Open your eyes please.

Get past that box you’ve made—yes, that one, the one you put me in—in your attempt to understand the reason behind my missed sleep. The reason why I can only eat when I remember and drink when I recall. We’re two vastly different people, so it’s alright to not understand what’s going on inside my head. It’s okay to not know what I’m feeling, and if you do, it’s okay to stay silent. I actually prefer it that way. I like it.

Loneliness is sharp, but I’m certainly not alone. Sometimes I just favor… the quiet. Comfortable, comfortable silence.

Open your eyes and see that it’s not that I want to die, I just don’t particularly want to live either.

I know you’re trying to help, to provide comfort, and to tell me I’m not alone with my problems. Whatever they may be. Honestly, I know that. Because, really, yes really, I’m alright. I can get through today—as I always have—my mood is just a terribly volatile thing. My lows are ridiculous with their intensity.

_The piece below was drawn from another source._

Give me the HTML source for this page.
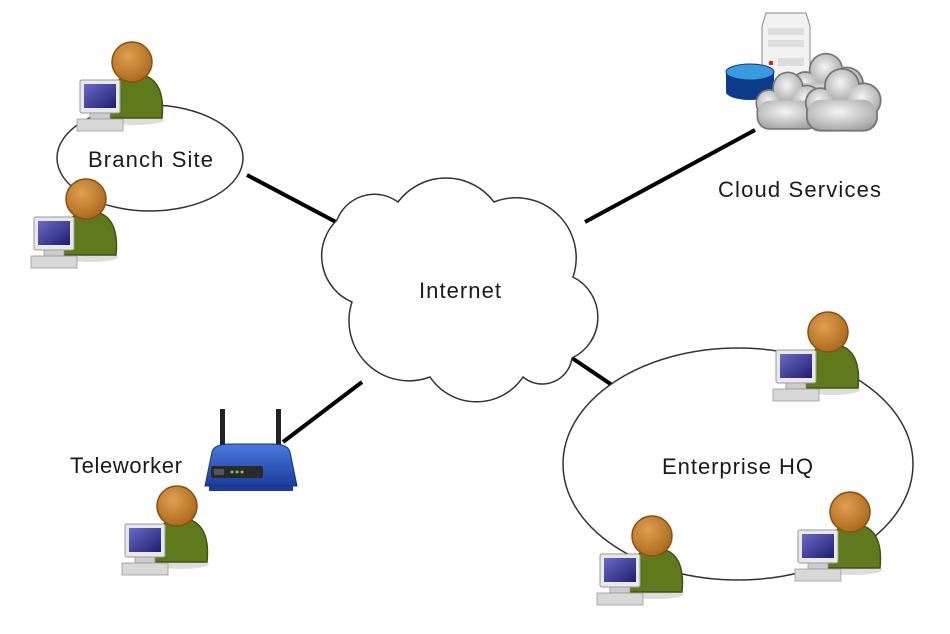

So, open your eyes and see that your presence alone is comforting. Perhaps the only one I need—so please stop making that face—mood swings are a part of me, they always have been. And some of my wisest lines have been uttered during them. I wouldn’t change them for the world.

I’m not going to disappear. What would be the point? You’re here.

And, more often than I’d like to admit, it’s the reason I am, too.